The most common audit finding in group engagements relates to intercompany balance mismatches. The FRC's 2022-23 inspection results flagged group audit procedures (including intercompany work) as deficient in a significant proportion of files reviewed. Mismatches arise from timing differences (one entity records a December transaction, the counterparty books it in January) and foreign currency translation differences on intercompany balances denominated in different functional currencies. Disputed or unreconciled management charges add a further category that is harder to resolve because the underlying amounts are often estimated. Auditors frequently accept client-prepared reconciliations without testing whether the "reconciling items" are genuine timing differences or errors that need correction before elimination.

When applying the tool in practice, start by obtaining a complete intercompany matrix from the client. This matrix should list every entity pair with outstanding balances at the reporting date and cumulative transactions for the period.

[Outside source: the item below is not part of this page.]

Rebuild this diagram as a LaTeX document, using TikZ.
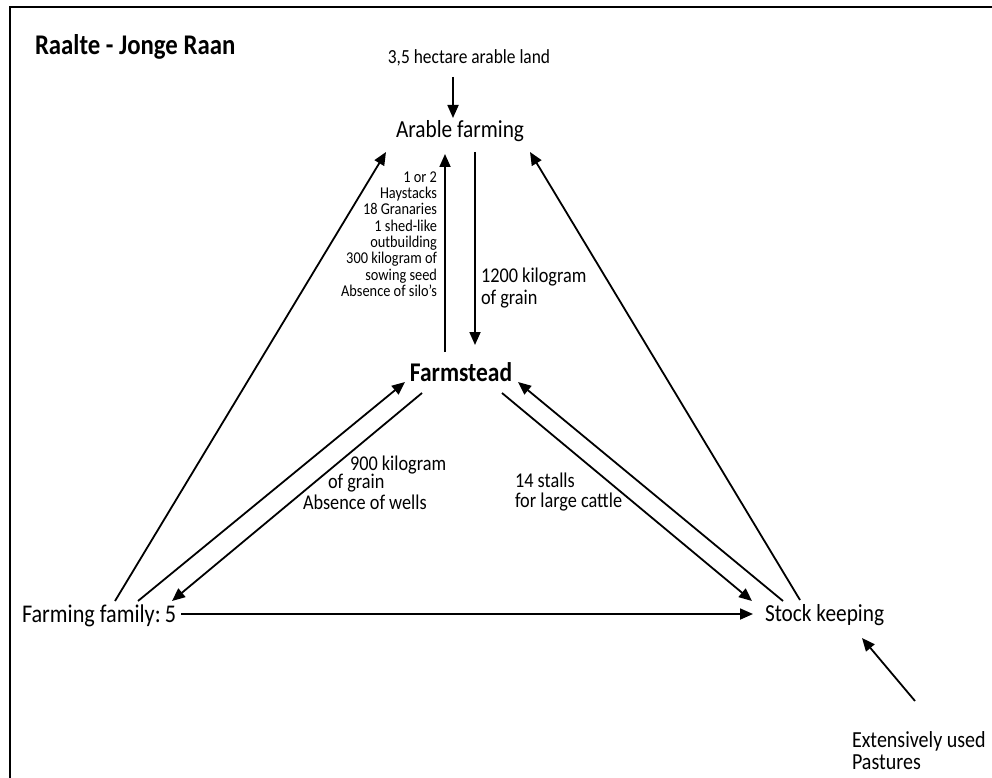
\documentclass[tikz,border=0pt]{standalone}
\usepackage{fontspec}
\setmainfont{Carlito}[FakeStretch=0.87]
\usetikzlibrary{arrows.meta}
\begin{document}
\begin{tikzpicture}[x=1pt,y=-1pt,
  lbl/.style={inner sep=0pt,outer sep=0pt},
  arr/.style={line width=1.8pt,-{Triangle[length=13pt,width=11pt]}},
  frame/.style={line width=2.2pt}]
\useasboundingbox (0,0) rectangle (992,778);
\draw[frame] (10,800) -- (10,7) -- (1010,7);

\node[lbl,anchor=west,font=\fontsize{28.5}{32}\selectfont\bfseries] (title) at (35,47) {Raalte - Jonge Raan};
\node[lbl,font=\fontsize{20}{24}\selectfont] (land) at (469,58) {3,5 hectare arable land};
\node[lbl,font=\fontsize{24.5}{28}\selectfont] (af) at (460,131) {Arable farming};
\node[lbl,font=\fontsize{27}{31}\selectfont\bfseries] (fs) at (461,372) {Farmstead};
\node[lbl,anchor=west,font=\fontsize{25.5}{29}\selectfont] (ff) at (22,616) {Farming family:\,5};
\node[lbl,anchor=west,font=\fontsize{24.5}{28}\selectfont] (sk) at (765,615) {Stock keeping};

\node[lbl,anchor=east,align=right,font=\fontsize{16.5}{16.3}\selectfont] (list) at (437,234)
  {1 or 2\\Haystacks\\18 Granaries\\1 shed-like\\outbuilding\\300 kilogram of\\sowing seed\\Absence of silo's};
\node[lbl,anchor=west,align=left,font=\fontsize{21}{22}\selectfont] (g1200) at (481,288) {1200 kilogram\\of grain};
\node[lbl,anchor=west,font=\fontsize{21}{22}\selectfont] (g900a) at (350,465) {900 kilogram};
\node[lbl,anchor=west,font=\fontsize{21}{22}\selectfont] (g900b) at (328,483) {of grain};
\node[lbl,anchor=west,font=\fontsize{21}{22}\selectfont] (g900c) at (303,502) {Absence of wells};
\node[lbl,anchor=west,align=left,font=\fontsize{21}{20}\selectfont] (stalls) at (515,492) {14 stalls\\for large cattle};
\node[lbl,anchor=west,align=left,font=\fontsize{23}{22}\selectfont] (past) at (852,751) {Extensively used\\Pastures};

% connectors
\draw[arr] ([shift={(-16,19)}]land.center) -- ([shift={(-7,-13)}]af.center);
\draw[arr] ([shift={(93,-15)}]ff.west) -- ([shift={(-74,21)}]af.center);
\draw[arr] ([shift={(116,-15)}]ff.west) -- ([shift={(-56,10)}]fs.center);
\draw[arr] ([shift={(-39,21)}]fs.center) -- ([shift={(150,-15)}]ff.west);
\draw[arr] ([shift={(15,21)}]af.center) -- ([shift={(14,-27)}]fs.center);
\draw[arr] ([shift={(-16,-20)}]fs.center) -- ([shift={(-15,23)}]af.center);
\draw[arr] ([shift={(41,21)}]fs.center) -- ([shift={(-13,-14)}]sk.west);
\draw[arr] ([shift={(18,-14)}]sk.west) -- ([shift={(57,10)}]fs.center);
\draw[arr] ([shift={(35,-15)}]sk.west) -- ([shift={(70,21)}]af.center);
\draw[arr] ([shift={(63,-50)}]past.west) -- ([shift={(97,23)}]sk.west);
\draw[arr] ([shift={(5,-2)}]ff.east) -- ([shift={(-12,-1)}]sk.west);
\end{tikzpicture}
\end{document}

Run the matching process to identify discrepancies above your posting threshold. For any mismatch exceeding performance materiality, require the client to reconcile before you process the elimination. Calculate unrealised profit on any inventory transferred between group members that remains unsold at year end (IFRS 10.B86(c) read with IAS 2). For part-owned subsidiaries, split the elimination impact between the parent's equity and NCI per IFRS 10.B94. Document which intercompany journals the client posted and which the auditor identified as missing.

Frequently asked questions: General

- Q: Do I need to eliminate intercompany transactions with associates and joint ventures?
No. IFRS 10.B86 requires elimination only for subsidiaries included in the consolidation. For associates (IAS 28) and joint ventures (IFRS 11), you eliminate only the group's share of unrealised profits on transactions with the investee, not the full transaction. The elimination mechanics differ from full consolidation.
What happens when intercompany balances don't agree between two group entities?
You need to identify whether the difference is a timing issue or an error. Timing differences (such as cash in transit at year end) should be documented and adjusted so both sides reflect the same economic position at the reporting date. Errors require correction in the entity that recorded the transaction incorrectly before you process the elimination.
How do I handle unrealised profit on intercompany inventory transfers?
Calculate the profit margin the selling entity earned on goods transferred to another group member. Identify what proportion of those goods remains in the buyer's inventory at the reporting date. Eliminate that proportion of the profit from consolidated inventory and consolidated profit. Under IFRS 10.B86(c), this adjustment applies in full regardless of the parent's ownership percentage, but the NCI share of the adjustment flows to NCI per IFRS 10.B94.
Should intercompany elimination journals be posted to the individual entity accounts or only at consolidation level?
Elimination journals are consolidation adjustments only. They don't affect the individual statutory accounts of any group entity. Post them in your consolidation workbook or consolidation software as top-side adjustments that reverse the effect of intragroup transactions in the combined trial balance.